Едва успел человек приглядеться к картинке мира, едва поверил творцу, и лишь моргнул – эпоха – смута, эпоха – ренессанс, – разлепил глаза к новому просвещению, а перед ним стоит уже совсем другая Земля, лишенная всех милых черт. Наивный зритель плачет, и сквозь слезы любуется новым порядком. Вновь смыкает веки – на миг, на темный век – чу! - прежней красоты и след простыл. Хохотливый механик крутит ручку кинопроектора, а человек, вцепившись в кресло, тщетно пытается остановить природу, и ему даже в голову не приходит, что великий режиссер всего живого просто решил показать ему свой фильм. Человек проморгал миллионы лет, и каждый миг, умирая и воскресая, надеялся, что вот-вот познает Вселенную, и раскусит творца.
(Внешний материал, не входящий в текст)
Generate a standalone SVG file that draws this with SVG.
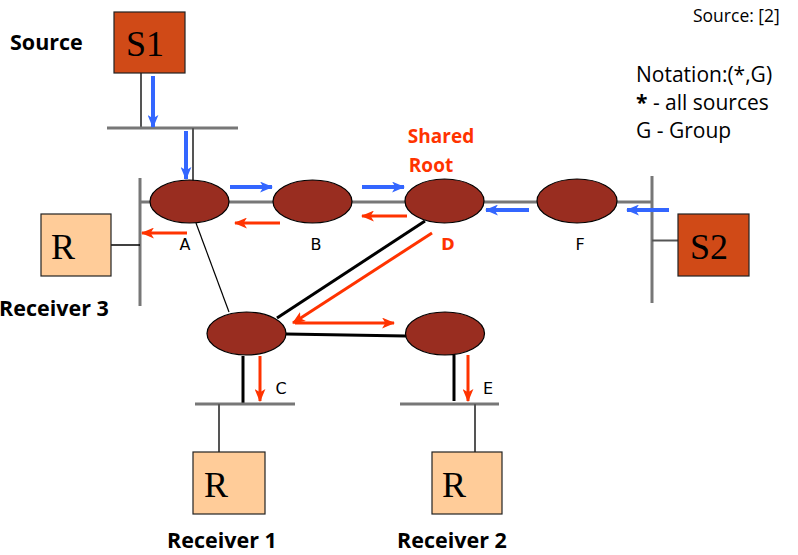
<svg xmlns="http://www.w3.org/2000/svg" width="798" height="555" viewBox="0 0 798 555">
<defs>
<marker id="ab" viewBox="0 0 12 10" refX="11" refY="5" markerWidth="13" markerHeight="11" markerUnits="userSpaceOnUse" orient="auto">
<path d="M0,0 L12,5 L0,10 L3,5 Z" fill="#3366FF"/>
</marker>
<marker id="ar" viewBox="0 0 12 10" refX="11" refY="5" markerWidth="13" markerHeight="11" markerUnits="userSpaceOnUse" orient="auto">
<path d="M0,0 L12,5 L0,10 L3,5 Z" fill="#FF3300"/>
</marker>
</defs>
<style>
.rt{fill:#992D20;stroke:#000;stroke-width:1.2}
.src{fill:#D04A17;stroke:#222;stroke-width:1.2}
.rcv{fill:#FFCC99;stroke:#222;stroke-width:1.2}
.big{font-family:"Liberation Serif",serif;font-size:36px;fill:#000}
.bus{stroke:#777;stroke-width:3;fill:none}
.thin{stroke:#555;stroke-width:2;fill:none}
.blk{stroke:#000;stroke-width:3;fill:none}
.blue{stroke:#3366FF;stroke-width:4;fill:none;marker-end:url(#ab)}
.red{stroke:#FF3300;stroke-width:3;fill:none;marker-end:url(#ar)}
.lbl{font-family:"DejaVu Sans",sans-serif;font-size:16px;fill:#000;text-anchor:middle}
.bold{font-family:"Open Sans",sans-serif;font-weight:bold;font-size:21.5px;fill:#000}
.note{font-family:"Open Sans",sans-serif;font-size:21px;fill:#000}
</style>
<g id="connectors">
<line class="thin" x1="141" y1="73" x2="141" y2="128"/>
<line class="bus" x1="107" y1="128" x2="238" y2="128"/>
<line class="thin" x1="193" y1="128" x2="193" y2="181"/>
<line class="bus" x1="140" y1="178" x2="140" y2="306"/>
<line class="bus" x1="140" y1="202" x2="652" y2="202"/>
<line class="bus" x1="652" y1="176" x2="652" y2="303"/>
<line x1="111" y1="245" x2="140" y2="245" stroke="#000" stroke-width="1.5"/>
<line x1="652" y1="240.5" x2="678" y2="240.5" stroke="#555" stroke-width="2"/>
<line x1="196" y1="223" x2="229" y2="312" stroke="#000" stroke-width="1.2"/>
<line class="blk" x1="425" y1="221" x2="277" y2="318"/>
<line class="blk" x1="286" y1="334" x2="406" y2="336"/>
<line class="blk" x1="243" y1="356" x2="243" y2="404"/>
<line class="blk" x1="454" y1="355" x2="454" y2="401"/>
<line class="bus" x1="195" y1="404" x2="295" y2="404"/>
<line class="bus" x1="400" y1="404" x2="499" y2="404"/>
<line class="thin" x1="219" y1="404" x2="219" y2="452"/>
<line class="thin" x1="475" y1="404" x2="475" y2="452"/>
<line class="blue" x1="153" y1="76" x2="153" y2="127"/>
<line class="blue" x1="186" y1="131" x2="186" y2="179"/>
<line class="blue" x1="230" y1="187" x2="272" y2="187"/>
<line class="blue" x1="362" y1="187" x2="404" y2="187"/>
<line class="blue" x1="529" y1="210" x2="486" y2="210"/>
<line class="blue" x1="669" y1="210" x2="627" y2="210"/>
<line class="red" x1="280" y1="223" x2="235" y2="223"/>
<line class="red" x1="407" y1="216" x2="362" y2="216"/>
<line class="red" x1="187" y1="233" x2="142" y2="233"/>
<line class="red" x1="432" y1="233" x2="293" y2="323"/>
<line class="red" x1="295" y1="323" x2="394" y2="323"/>
<line class="red" x1="260" y1="356" x2="260" y2="401"/>
<line class="red" x1="468" y1="355" x2="468" y2="401"/>
</g>
<g id="S1"><rect class="src" x="114" y="12" width="71" height="61"/><text class="big" x="126" y="56">S1</text></g>
<g id="S2"><rect class="src" x="678" y="214" width="71" height="62"/><text class="big" x="690" y="259">S2</text></g>
<g id="R3"><rect class="rcv" x="41" y="214" width="70" height="62"/><text class="big" x="51" y="259">R</text></g>
<g id="R1"><rect class="rcv" x="193" y="452" width="72" height="62"/><text class="big" x="204" y="497">R</text></g>
<g id="R2"><rect class="rcv" x="432" y="452" width="70" height="62"/><text class="big" x="442" y="497">R</text></g>
<g id="A"><ellipse class="rt" cx="189.5" cy="201.5" rx="39.5" ry="21.5"/><text class="lbl" x="185" y="250">A</text></g>
<g id="B"><ellipse class="rt" cx="312.5" cy="201.5" rx="39.5" ry="21.5"/><text class="lbl" x="316" y="250">B</text></g>
<g id="D"><ellipse class="rt" cx="444.5" cy="201" rx="39.5" ry="22"/><text x="448" y="250" style="font-family:'DejaVu Sans',sans-serif;font-size:16px;font-weight:bold;fill:#FF3300;text-anchor:middle">D</text></g>
<g id="F"><ellipse class="rt" cx="577" cy="201" rx="40" ry="22"/><text class="lbl" x="580" y="250">F</text></g>
<g id="C"><ellipse class="rt" cx="246.5" cy="333.5" rx="39.5" ry="21.5"/><text class="lbl" x="281" y="394">C</text></g>
<g id="E"><ellipse class="rt" cx="445" cy="333.5" rx="39.5" ry="21.5"/><text class="lbl" x="488" y="394">E</text></g>
<text x="441" y="143" style="font-family:'Open Sans',sans-serif;font-weight:bold;font-size:19px;fill:#FF3300;text-anchor:middle">Shared</text>
<text x="431" y="172" style="font-family:'Open Sans',sans-serif;font-weight:bold;font-size:19px;fill:#FF3300;text-anchor:middle">Root</text>
<text class="bold" x="10" y="50">Source</text>
<text class="bold" x="-1" y="316">Receiver 3</text>
<text class="bold" x="167" y="548">Receiver 1</text>
<text class="bold" x="397" y="548">Receiver 2</text>
<text class="note" x="693" y="22" style="font-size:17.5px">Source: [2]</text>
<text class="note" x="636" y="82">Notation:(*,G)</text>
<text class="note" x="636" y="110"><tspan font-weight="bold">*</tspan> - all sources</text>
<text class="note" x="636" y="138">G - Group</text>
</svg>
За одну секунду на экране мелькают 24 кадра, а если растянуть это мгновение на земную эпоху, получится вполне приличный набор научных теорий и похожих друг на друга картин мироздания.
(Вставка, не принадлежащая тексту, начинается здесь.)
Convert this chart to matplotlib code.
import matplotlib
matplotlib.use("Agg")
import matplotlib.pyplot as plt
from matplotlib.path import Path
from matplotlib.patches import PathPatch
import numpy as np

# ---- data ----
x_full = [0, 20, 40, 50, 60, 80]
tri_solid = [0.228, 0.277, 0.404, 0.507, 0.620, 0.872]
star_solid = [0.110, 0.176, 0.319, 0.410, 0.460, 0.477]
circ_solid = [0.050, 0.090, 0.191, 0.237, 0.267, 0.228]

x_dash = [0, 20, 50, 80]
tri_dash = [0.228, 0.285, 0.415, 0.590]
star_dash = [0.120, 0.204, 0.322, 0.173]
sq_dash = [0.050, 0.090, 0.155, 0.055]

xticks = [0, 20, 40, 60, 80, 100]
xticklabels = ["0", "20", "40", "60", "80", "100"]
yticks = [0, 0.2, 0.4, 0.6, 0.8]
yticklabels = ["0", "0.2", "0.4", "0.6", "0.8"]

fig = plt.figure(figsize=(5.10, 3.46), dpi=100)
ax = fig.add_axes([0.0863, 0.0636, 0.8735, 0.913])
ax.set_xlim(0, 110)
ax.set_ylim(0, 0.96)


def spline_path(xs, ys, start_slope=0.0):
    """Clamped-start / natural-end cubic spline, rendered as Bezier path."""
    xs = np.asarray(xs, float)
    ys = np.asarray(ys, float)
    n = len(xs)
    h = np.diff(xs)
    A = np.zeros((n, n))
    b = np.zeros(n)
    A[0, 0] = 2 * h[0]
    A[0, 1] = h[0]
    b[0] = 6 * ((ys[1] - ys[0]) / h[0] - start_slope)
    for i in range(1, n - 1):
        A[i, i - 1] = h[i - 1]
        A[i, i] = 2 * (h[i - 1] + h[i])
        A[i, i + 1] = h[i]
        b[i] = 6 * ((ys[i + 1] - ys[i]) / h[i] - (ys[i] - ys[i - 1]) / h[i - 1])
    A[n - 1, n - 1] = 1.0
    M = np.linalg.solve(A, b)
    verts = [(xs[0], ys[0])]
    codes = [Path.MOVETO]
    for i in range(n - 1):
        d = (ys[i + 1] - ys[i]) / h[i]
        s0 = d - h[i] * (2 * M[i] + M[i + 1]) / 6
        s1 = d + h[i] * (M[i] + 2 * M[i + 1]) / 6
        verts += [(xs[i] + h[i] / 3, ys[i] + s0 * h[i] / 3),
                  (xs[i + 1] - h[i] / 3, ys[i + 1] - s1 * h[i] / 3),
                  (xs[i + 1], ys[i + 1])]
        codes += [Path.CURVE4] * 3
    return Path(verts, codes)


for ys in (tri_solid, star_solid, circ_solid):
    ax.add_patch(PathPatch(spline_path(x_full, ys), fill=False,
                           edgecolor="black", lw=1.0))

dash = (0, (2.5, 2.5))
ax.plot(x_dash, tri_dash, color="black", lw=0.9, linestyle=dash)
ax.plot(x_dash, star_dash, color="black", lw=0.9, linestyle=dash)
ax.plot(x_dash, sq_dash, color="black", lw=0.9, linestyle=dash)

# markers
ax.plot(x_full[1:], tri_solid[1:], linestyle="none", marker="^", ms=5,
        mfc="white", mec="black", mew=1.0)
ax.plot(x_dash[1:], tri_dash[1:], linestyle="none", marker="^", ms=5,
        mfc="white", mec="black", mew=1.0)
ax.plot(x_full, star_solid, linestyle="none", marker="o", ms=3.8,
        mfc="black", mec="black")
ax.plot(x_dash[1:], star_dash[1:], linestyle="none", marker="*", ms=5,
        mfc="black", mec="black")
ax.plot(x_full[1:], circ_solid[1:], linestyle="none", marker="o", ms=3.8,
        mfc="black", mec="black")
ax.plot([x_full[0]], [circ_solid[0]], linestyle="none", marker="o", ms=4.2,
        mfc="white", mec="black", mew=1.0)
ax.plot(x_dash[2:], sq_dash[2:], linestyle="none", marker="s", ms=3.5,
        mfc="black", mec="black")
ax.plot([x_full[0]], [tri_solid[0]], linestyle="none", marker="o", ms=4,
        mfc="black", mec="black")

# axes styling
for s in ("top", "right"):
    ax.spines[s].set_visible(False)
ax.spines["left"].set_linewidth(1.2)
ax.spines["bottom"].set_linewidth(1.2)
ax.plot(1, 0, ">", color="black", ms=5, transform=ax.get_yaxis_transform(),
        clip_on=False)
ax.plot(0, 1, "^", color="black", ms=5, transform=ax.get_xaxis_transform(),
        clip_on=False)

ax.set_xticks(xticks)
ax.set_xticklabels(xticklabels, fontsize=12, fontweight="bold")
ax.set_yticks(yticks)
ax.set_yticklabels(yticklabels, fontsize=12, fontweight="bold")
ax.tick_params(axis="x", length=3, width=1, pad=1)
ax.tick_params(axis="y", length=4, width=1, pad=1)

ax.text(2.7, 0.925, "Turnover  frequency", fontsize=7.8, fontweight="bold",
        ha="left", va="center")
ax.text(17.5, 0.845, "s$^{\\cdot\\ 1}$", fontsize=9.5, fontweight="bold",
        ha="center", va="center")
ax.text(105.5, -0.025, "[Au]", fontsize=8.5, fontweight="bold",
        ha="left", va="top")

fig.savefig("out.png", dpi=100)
Долгое время люди считали, что живут в трехмерном мире. Однако в XX в. Эйнштейн убедил человечество, что сидеть в клетке о трех стенах – нелепо, и предложил построить еще одну – время.

Вслед за Эйнштейном Беркхард Хайм уперся головой в потолок, поднатужился, и разломал пространственный дом, а, очутившись на воле, подарил землянам два новых измерения – вдох и выдох.

За ним бросились сумасшедшие теоретики, громыхая сенсациями восьми-, десятимерных пространств, но об этом рассказывать было бы слишком скучно, к тому же, ни одна из головокружительных идей того времени не получила признания.

И вот, в просторном кинозале к человеку и творцу присоединилась еще одна фигура – тапер. Наука бросила смотреть кино и уставилась на старого пианиста. Музыка – не изображение, даже если закрыть глаза, и не открывать до самого конца сеанса, пока не поползут титры, мелодия будет беспрерывно и стройно звучать в сознании, и даже если разочарует, то уж точно никогда не ввергнет в недоумение.

К черту синематограф, запишем историю в партитурах, решили светила науки, и выдумали теорию струны.

Мир намного проще объяснить, если представить его не в виде скопища частиц, а в виде огромного, бесконечного грифа (по которому скользит Земля в завораживающем слайде). Серьезно, урезонивают рокеров ученые, все электроны, атомы, все, что есть у природы – суть колебания струны. Мир состоит из нот. Человечество расползлось по Земле слащавым аккордом, а сама Земля, нанизанная на граммофонную иголку, мчится по млечным дорожкам Галактики с виниловым поскрипыванием. Джаз? Да! Биг-бенд с самого сотворения мира свингует через всю Вселенную, и тромбон человека вместе с законами физики тонет в ритме...

Ученые из Гарварда убеждены, что в полную силу физическая струна не может зазвучать на нашем убогом "стерео" (то есть, в трехмерном пространстве). Для этой музыки нужна, минимум, девятимерная система координат.

Ну и что, если эти пять измерений нам не видны? Ну и что, если струны неразличимы даже в электронный микроскоп? Что с того, раздражаются физики. Эти измерения, может быть, и не должны беспокоить нас.

Наш мир – трехмерный островок, атолл на глади огромного, многомерного океана, кишащего мириадами других миров. Эта "многомирная" теория окончательно сбивает с ног старую школу. Как же так, сокрушаются старики. Но авангард не дает им договорить; бессчетные миры почти не пересекаются друг с другом, как китобойные суда в открытом море, но именно оговорка "почти" не дает нам покоя. Наша Вселенная звучит оборванной струной, и это не может не волновать.